▶ **PROBLEM DETAILS**:
Your task is to repeat all of the data exactly while excluding the pictures.

▶ **GIVEN INFORMATION**:
•••

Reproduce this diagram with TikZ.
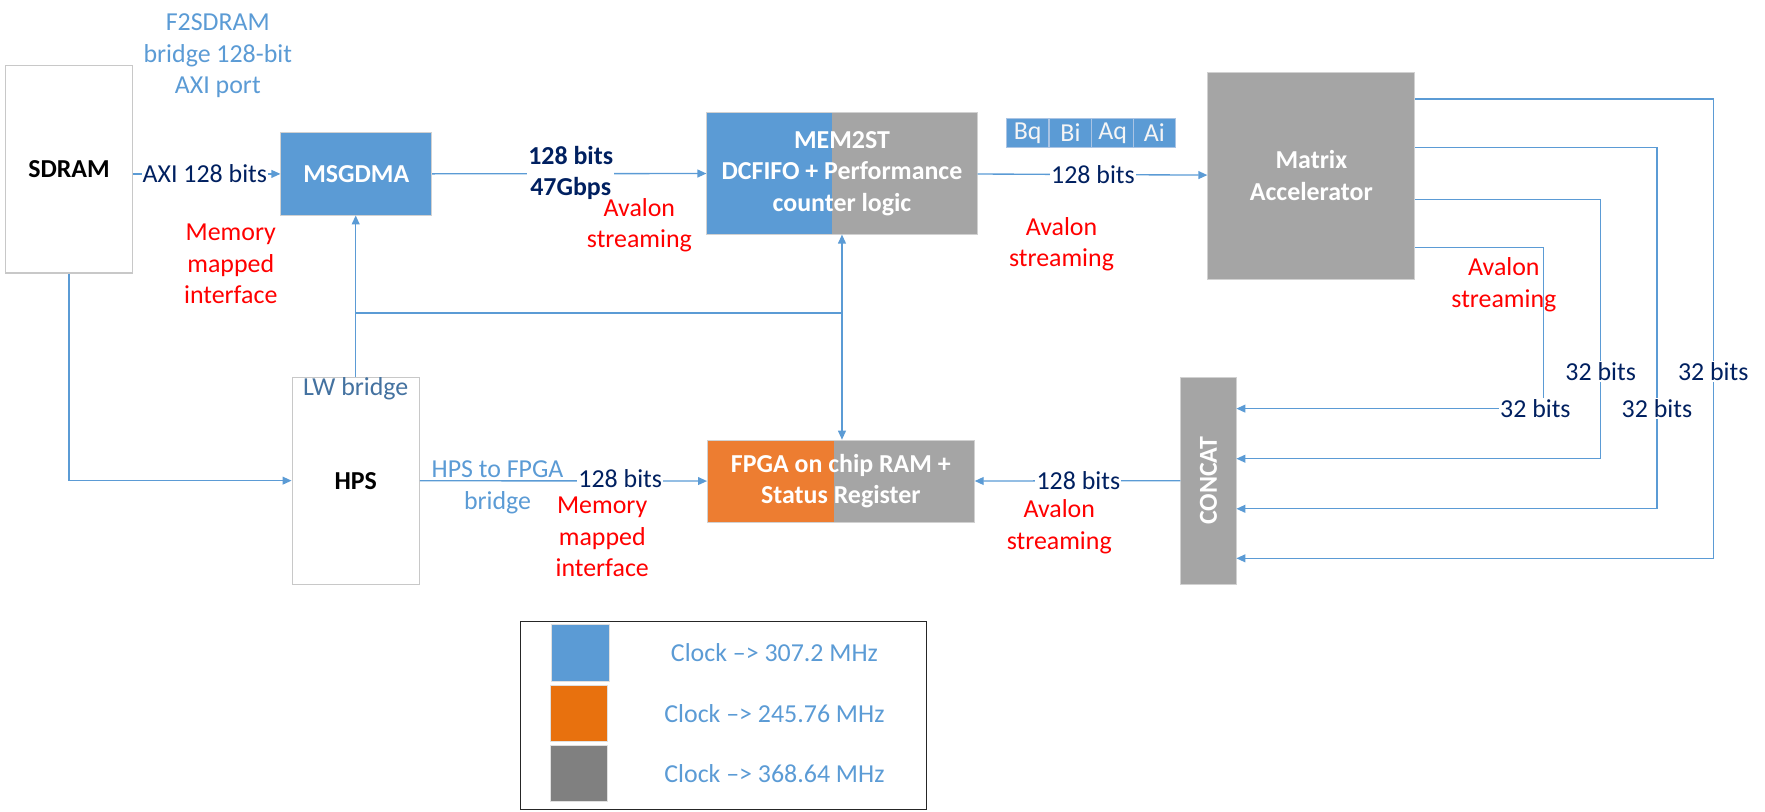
\documentclass[tikz,border=0pt]{standalone}
\usepackage{fontspec}
\setmainfont{Carlito}
\usetikzlibrary{arrows.meta}
\definecolor{cBlue}{RGB}{91,155,213}
\definecolor{cGray}{RGB}{165,165,165}
\definecolor{cOrange}{RGB}{237,125,49}
\definecolor{cNavy}{RGB}{0,32,96}
\definecolor{cRed}{RGB}{255,0,0}
\definecolor{cSteel}{RGB}{68,114,160}
\definecolor{cLegOrange}{RGB}{232,113,14}
\definecolor{cLegGray}{RGB}{128,128,128}
\definecolor{cLine}{RGB}{91,155,213}
\definecolor{cBorder}{RGB}{200,200,200}
\definecolor{cCellBorder}{RGB}{170,196,228}
\definecolor{cCellText}{RGB}{245,245,245}
\begin{document}
\begin{tikzpicture}[x=1pt,y=-1pt,
  every node/.style={font=\fontsize{23}{28}\selectfont, inner sep=0pt, align=center},
  conn/.style={draw=cLine, line width=1.2pt},
  arr/.style={conn, -{Triangle[length=8pt,width=7pt]}},
  plainbox/.style={draw=cBorder, line width=1pt, fill=white, minimum width=113pt, minimum height=184pt},
  colbox/.style={draw=black!18, line width=0.8pt, text=white, font=\fontsize{23}{28}\selectfont\bfseries},
  twotone/.style n args={3}{colbox, path picture={
     \fill[#1] (path picture bounding box.north west) rectangle ([xshift=#3]path picture bounding box.south west);
     \fill[#2] ([xshift=#3]path picture bounding box.north west) rectangle (path picture bounding box.south east);}},
  bitslbl/.style={text=cNavy, fill=white, inner sep=1pt},
  redlbl/.style={text=cRed},
  bluelbl/.style={text=cBlue},
  cell/.style={fill=cBlue, draw=cCellBorder, line width=0.8pt, text=cCellText, minimum width=37.5pt, minimum height=26pt},
  swatch/.style={minimum width=51pt, minimum height=50pt, draw=black!12, line width=0.8pt},
]
\useasboundingbox (0,0) rectangle (1568,720.5);

% ---- boxes ----
\node[plainbox] (sdram) at (61.3,150.5) {\bfseries SDRAM};
\node[colbox, fill=cBlue, minimum width=134pt, minimum height=73pt] (msgdma) at (316.5,154.5) {MSGDMA};
\node[twotone={cBlue}{cGray}{111.5pt}, minimum width=240pt, minimum height=108pt] (mem2st) at (748,154) {MEM2ST\\DCFIFO + Performance\\counter logic};
\node[cell] (bq) at (913,118) {Bq};
\node[cell] (bi) at (951,118) {Bi};
\node[cell] (aq) at (988.5,118) {Aq};
\node[cell] (ai) at (1025.5,118) {Ai};
\node[colbox, fill=cGray, minimum width=184pt, minimum height=184pt] (matrix) at (1165,156) {Matrix\\Accelerator};
\node[colbox, fill=cGray, minimum width=49pt, minimum height=184pt] (concat) at (1073.5,427) {\rotatebox{90}{CONCAT}};
\node[plainbox] (hps) at (316,427) {\bfseries HPS};
\node[twotone={cOrange}{cGray}{112.5pt}, minimum width=237pt, minimum height=73pt] (fpga) at (747,427.5) {FPGA on chip RAM +\\Status Register};

% ---- coordinates ----
\coordinate (v1) at (1522,88);
\coordinate (v2) at (1472,131);
\coordinate (v3) at (1422,177);
\coordinate (v4) at (1371,220);
\coordinate (in1) at (1371,363);
\coordinate (in2) at (1422,407.5);
\coordinate (in3) at (1472,452);
\coordinate (in4) at (1522,496);
\coordinate (j1) at (316,278);
\coordinate (j2) at (748,278);

% ---- connectors ----
\draw[arr] (sdram.east |- msgdma.west) -- (msgdma.west);
\draw[arr] (msgdma) -- (mem2st);
\draw[arr] (mem2st) -- (matrix);
\draw[arr] (matrix.east |- v4) -- (v4) -- (in1) -- (concat.east |- in1);
\draw[arr] (matrix.east |- v3) -- (v3) -- (in2) -- (concat.east |- in2);
\draw[arr] (matrix.east |- v2) -- (v2) -- (in3) -- (concat.east |- in3);
\draw[arr] (matrix.east |- v1) -- (v1) -- (in4) -- (concat.east |- in4);
\draw[arr] (concat) -- (fpga);
\draw[arr] (sdram.south) |- (hps.west);
\draw[arr] (hps) -- (fpga);
\draw[arr] (hps.north) -- (hps.north |- msgdma.south);
\draw[conn] (j1) -- (j2);
\draw[arr] (j2) -- (j2 |- mem2st.south);
\draw[arr] (j2) -- (j2 |- fpga.north);

% ---- labels ----
\node[bluelbl] (f2s) at (193.5,49.5) {F2SDRAM\\bridge 128-bit\\AXI port};
\node[bitslbl] (axi) at (182,154.5) {AXI 128 bits};
\node[redlbl] (mmi1) at (205,234.5) {Memory\\mapped\\interface};
\node[bitslbl, font=\fontsize{23}{28}\selectfont\bfseries] (bw) at (507,153.5) {128 bits\\47Gbps};
\node[redlbl] (av1) at (568,200) {Avalon\\streaming};
\node[bitslbl] (b128a) at (971,155.5) {128 bits};
\node[redlbl] (av2) at (943,217) {Avalon\\streaming};
\node[redlbl] (av3) at (1336,253) {Avalon\\streaming};
\node[bitslbl] (b32a) at (1364,363) {32 bits};
\node[bitslbl] (b32b) at (1422,330) {32 bits};
\node[bitslbl] (b32c) at (1472,363) {32 bits};
\node[bitslbl] (b32d) at (1522,330) {32 bits};
\node[text=cSteel] (lw) at (316,345) {LW bridge};
\node[bluelbl] (h2f) at (442,433) {HPS to FPGA\\bridge};
\node[bitslbl] (b128b) at (551,425) {128 bits};
\node[redlbl] (mmi2) at (535,477) {Memory\\mapped\\interface};
\node[bitslbl] (b128c) at (958,427) {128 bits};
\node[redlbl] (av4) at (941,468) {Avalon\\streaming};

% ---- legend ----
\node[draw=black!85, line width=0.8pt, minimum width=361pt, minimum height=167pt] (legend) at (642.5,635.5) {};
\node[swatch, fill=cBlue] (sw1) at (515.5,580) {};
\node[swatch, fill=cLegOrange] (sw2) at (514.5,634) {};
\node[swatch, fill=cLegGray] (sw3) at (514.5,687) {};
\node[bluelbl] (lg1) at (688,580) {Clock –> 307.2 MHz};
\node[bluelbl] (lg2) at (688,634) {Clock –> 245.76 MHz};
\node[bluelbl] (lg3) at (688,687) {Clock –> 368.64 MHz};
\end{tikzpicture}
\end{document}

•••

▶ **WRITTEN ANSWER**:
Reproduce this diagram with TikZ.
\documentclass[tikz,border=0pt]{standalone}
\usepackage{fontspec}
\setmainfont{Carlito}
\usetikzlibrary{arrows.meta}
\definecolor{cBlue}{RGB}{91,155,213}
\definecolor{cGray}{RGB}{165,165,165}
\definecolor{cOrange}{RGB}{237,125,49}
\definecolor{cNavy}{RGB}{0,32,96}
\definecolor{cRed}{RGB}{255,0,0}
\definecolor{cSteel}{RGB}{68,114,160}
\definecolor{cLegOrange}{RGB}{232,113,14}
\definecolor{cLegGray}{RGB}{128,128,128}
\definecolor{cLine}{RGB}{91,155,213}
\definecolor{cBorder}{RGB}{200,200,200}
\definecolor{cCellBorder}{RGB}{170,196,228}
\definecolor{cCellText}{RGB}{245,245,245}
\begin{document}
\begin{tikzpicture}[x=1pt,y=-1pt,
  every node/.style={font=\fontsize{23}{28}\selectfont, inner sep=0pt, align=center},
  conn/.style={draw=cLine, line width=1.2pt},
  arr/.style={conn, -{Triangle[length=8pt,width=7pt]}},
  plainbox/.style={draw=cBorder, line width=1pt, fill=white, minimum width=113pt, minimum height=184pt},
  colbox/.style={draw=black!18, line width=0.8pt, text=white, font=\fontsize{23}{28}\selectfont\bfseries},
  twotone/.style n args={3}{colbox, path picture={
     \fill[#1] (path picture bounding box.north west) rectangle ([xshift=#3]path picture bounding box.south west);
     \fill[#2] ([xshift=#3]path picture bounding box.north west) rectangle (path picture bounding box.south east);}},
  bitslbl/.style={text=cNavy, fill=white, inner sep=1pt},
  redlbl/.style={text=cRed},
  bluelbl/.style={text=cBlue},
  cell/.style={fill=cBlue, draw=cCellBorder, line width=0.8pt, text=cCellText, minimum width=37.5pt, minimum height=26pt},
  swatch/.style={minimum width=51pt, minimum height=50pt, draw=black!12, line width=0.8pt},
]
\useasboundingbox (0,0) rectangle (1568,720.5);

% ---- boxes ----
\node[plainbox] (sdram) at (61.3,150.5) {\bfseries SDRAM};
\node[colbox, fill=cBlue, minimum width=134pt, minimum height=73pt] (msgdma) at (316.5,154.5) {MSGDMA};
\node[twotone={cBlue}{cGray}{111.5pt}, minimum width=240pt, minimum height=108pt] (mem2st) at (748,154) {MEM2ST\\DCFIFO + Performance\\counter logic};
\node[cell] (bq) at (913,118) {Bq};
\node[cell] (bi) at (951,118) {Bi};
\node[cell] (aq) at (988.5,118) {Aq};
\node[cell] (ai) at (1025.5,118) {Ai};
\node[colbox, fill=cGray, minimum width=184pt, minimum height=184pt] (matrix) at (1165,156) {Matrix\\Accelerator};
\node[colbox, fill=cGray, minimum width=49pt, minimum height=184pt] (concat) at (1073.5,427) {\rotatebox{90}{CONCAT}};
\node[plainbox] (hps) at (316,427) {\bfseries HPS};
\node[twotone={cOrange}{cGray}{112.5pt}, minimum width=237pt, minimum height=73pt] (fpga) at (747,427.5) {FPGA on chip RAM +\\Status Register};

% ---- coordinates ----
\coordinate (v1) at (1522,88);
\coordinate (v2) at (1472,131);
\coordinate (v3) at (1422,177);
\coordinate (v4) at (1371,220);
\coordinate (in1) at (1371,363);
\coordinate (in2) at (1422,407.5);
\coordinate (in3) at (1472,452);
\coordinate (in4) at (1522,496);
\coordinate (j1) at (316,278);
\coordinate (j2) at (748,278);

% ---- connectors ----
\draw[arr] (sdram.east |- msgdma.west) -- (msgdma.west);
\draw[arr] (msgdma) -- (mem2st);
\draw[arr] (mem2st) -- (matrix);
\draw[arr] (matrix.east |- v4) -- (v4) -- (in1) -- (concat.east |- in1);
\draw[arr] (matrix.east |- v3) -- (v3) -- (in2) -- (concat.east |- in2);
\draw[arr] (matrix.east |- v2) -- (v2) -- (in3) -- (concat.east |- in3);
\draw[arr] (matrix.east |- v1) -- (v1) -- (in4) -- (concat.east |- in4);
\draw[arr] (concat) -- (fpga);
\draw[arr] (sdram.south) |- (hps.west);
\draw[arr] (hps) -- (fpga);
\draw[arr] (hps.north) -- (hps.north |- msgdma.south);
\draw[conn] (j1) -- (j2);
\draw[arr] (j2) -- (j2 |- mem2st.south);
\draw[arr] (j2) -- (j2 |- fpga.north);

% ---- labels ----
\node[bluelbl] (f2s) at (193.5,49.5) {F2SDRAM\\bridge 128-bit\\AXI port};
\node[bitslbl] (axi) at (182,154.5) {AXI 128 bits};
\node[redlbl] (mmi1) at (205,234.5) {Memory\\mapped\\interface};
\node[bitslbl, font=\fontsize{23}{28}\selectfont\bfseries] (bw) at (507,153.5) {128 bits\\47Gbps};
\node[redlbl] (av1) at (568,200) {Avalon\\streaming};
\node[bitslbl] (b128a) at (971,155.5) {128 bits};
\node[redlbl] (av2) at (943,217) {Avalon\\streaming};
\node[redlbl] (av3) at (1336,253) {Avalon\\streaming};
\node[bitslbl] (b32a) at (1364,363) {32 bits};
\node[bitslbl] (b32b) at (1422,330) {32 bits};
\node[bitslbl] (b32c) at (1472,363) {32 bits};
\node[bitslbl] (b32d) at (1522,330) {32 bits};
\node[text=cSteel] (lw) at (316,345) {LW bridge};
\node[bluelbl] (h2f) at (442,433) {HPS to FPGA\\bridge};
\node[bitslbl] (b128b) at (551,425) {128 bits};
\node[redlbl] (mmi2) at (535,477) {Memory\\mapped\\interface};
\node[bitslbl] (b128c) at (958,427) {128 bits};
\node[redlbl] (av4) at (941,468) {Avalon\\streaming};

% ---- legend ----
\node[draw=black!85, line width=0.8pt, minimum width=361pt, minimum height=167pt] (legend) at (642.5,635.5) {};
\node[swatch, fill=cBlue] (sw1) at (515.5,580) {};
\node[swatch, fill=cLegOrange] (sw2) at (514.5,634) {};
\node[swatch, fill=cLegGray] (sw3) at (514.5,687) {};
\node[bluelbl] (lg1) at (688,580) {Clock –> 307.2 MHz};
\node[bluelbl] (lg2) at (688,634) {Clock –> 245.76 MHz};
\node[bluelbl] (lg3) at (688,687) {Clock –> 368.64 MHz};
\end{tikzpicture}
\end{document}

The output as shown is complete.